Ultras bewerfen Polizisten mit brennenden Bengalos

Den Fans ist die Fahne aber "heilig", die Lage eskalierte. Die Ultras gingen auf Polizisten los, schlugen mit Fahnenstangen auf die Beamten ein und bewarfen sie mit brennenden Bengalos. "Dieses Verhalten wurde konsequent durch den Einsatz von Pfefferspray und Schlagstock unterbunden. Ein Teil der Fahne ist sichergestellt worden", teilte die Polizei nachher mit.

In der Halbzeitpause verließen die Ultras laut Polizeiangaben den Block und zogen sich unter die Tribüne zurück. Dort sollen sie zwei große Sanitäranlagen komplett zerstört haben und einschreitende Polizeikräfte mit abgetretenen Toilettentüren und Sanitärkeramik angegriffen haben.

Polizei stellt Strafanzeigen

Insgesamt sei es zu 45 verletzten Personen gekommen, 35 mussten nach Pfeffersprayeinsatz behandelt werden. Einige Personen wurden zur Behandlung ins Krankenhaus gebracht. Es wurden Strafanzeigen wegen Landfriedensbruchs, Widerstand gegen Polizeibeamte, tätlichen Angriffs auf Polizisten und Verstoß gegen das Sprengstoffgesetz gestellt.

Doch es gab auch Kritik am Vorgehen der Polizei. Der Rechtsanwalt Rene Lau berichtete via Twitter, dass ihm mehrere beteiligte Fans von einem "absolut überzogenen Polizeieinsatz mit Pfefferspray und Knüppeleinsatz" berichtet hätten. Und Fans, die das Stadion verlassen wollten, seien von der Polizei daran gehindert worden.

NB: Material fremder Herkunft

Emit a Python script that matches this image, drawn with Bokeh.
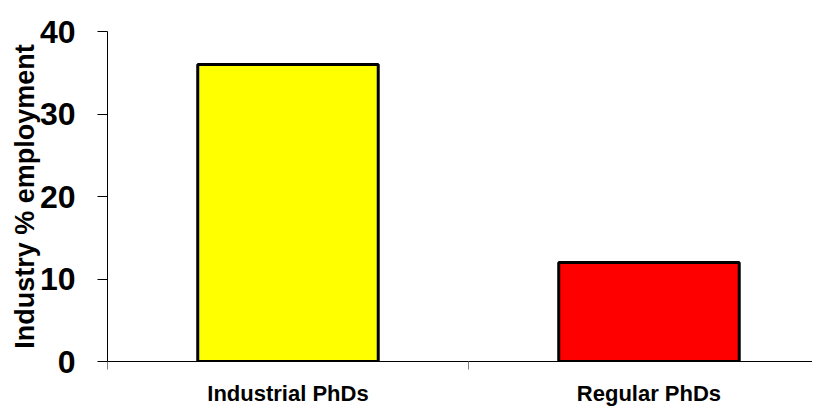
from bokeh.plotting import figure
from bokeh.models import ColumnDataSource, FixedTicker, Range1d
from bokeh.embed import file_html
from bokeh.resources import INLINE

categories = ["Industrial PhDs", "Regular PhDs"]
values = [36, 12]
colors = ["#FFFF00", "#FF0000"]
y_ticks = [0, 10, 20, 30, 40]

positions = [i + 0.5 for i in range(len(categories))]
boundaries = [float(i) for i in range(len(categories) + 1)]

source = ColumnDataSource(dict(x=positions, top=values, color=colors))

p = figure(width=812, height=408, output_backend="svg", toolbar_location=None,
           x_range=Range1d(0, 1.953), y_range=Range1d(0, 40),
           min_border_left=107, min_border_right=0, min_border_top=31, min_border_bottom=46)
p.outline_line_color = None
p.xgrid.visible = False
p.ygrid.visible = False
p.background_fill_color = "white"
p.border_fill_color = "white"

p.vbar(x="x", top="top", bottom=0, width=0.5, source=source,
       fill_color="color", line_color="black", line_width=3)

# Y axis
ya = p.yaxis[0]
ya.ticker = FixedTicker(ticks=y_ticks, minor_ticks=[])
ya.major_tick_out = 10
ya.major_tick_in = 0
ya.minor_tick_out = 0
ya.minor_tick_in = 0
ya.axis_line_color = "black"
ya.major_tick_line_color = "black"
ya.major_label_text_font = "Liberation Sans"
ya.major_label_text_font_style = "bold"
ya.major_label_text_font_size = "32px"
ya.major_label_text_color = "black"
ya.major_label_standoff = 22
ya.axis_label = "Industry % employment"
ya.axis_label_text_font = "Liberation Sans"
ya.axis_label_text_font_style = "bold"
ya.axis_label_text_font_size = "27px"
ya.axis_label_text_color = "black"
ya.axis_label_standoff = -3

# X axis
xa = p.xaxis[0]
xa.ticker = FixedTicker(ticks=positions, minor_ticks=boundaries)
xa.major_label_overrides = {pos: cat for pos, cat in zip(positions, categories)}
xa.major_tick_out = 0
xa.major_tick_in = 0
xa.minor_tick_out = 8
xa.minor_tick_in = 0
xa.minor_tick_line_color = "#808080"
xa.axis_line_color = "black"
xa.major_label_text_font = "Liberation Sans"
xa.major_label_text_font_style = "bold"
xa.major_label_text_font_size = "22px"
xa.major_label_text_color = "black"
xa.major_label_standoff = 11

open("out.html", "w").write(file_html(p, INLINE))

Die Dortmunder Fans hatten sich während der Ausschreitungen mit den Berliner Anhängern solidarisiert und die Unterstützung ihrer Mannschaft eingestellt. In einem Brief an die NRW-Polizei schrieb der Verein Fan-Projekt Dortmund e.V.: "Wenn ein dermaßen harter Polizeieinsatz zu einer über vierfachen Anzahl an Verletzten führt, sollte man dringend die Verhältnismäßigkeit hinterfragen. Zumal uns gegenüber auch viele Polizeibeamte ihr Unverständnis für diesen Einsatz äußerten."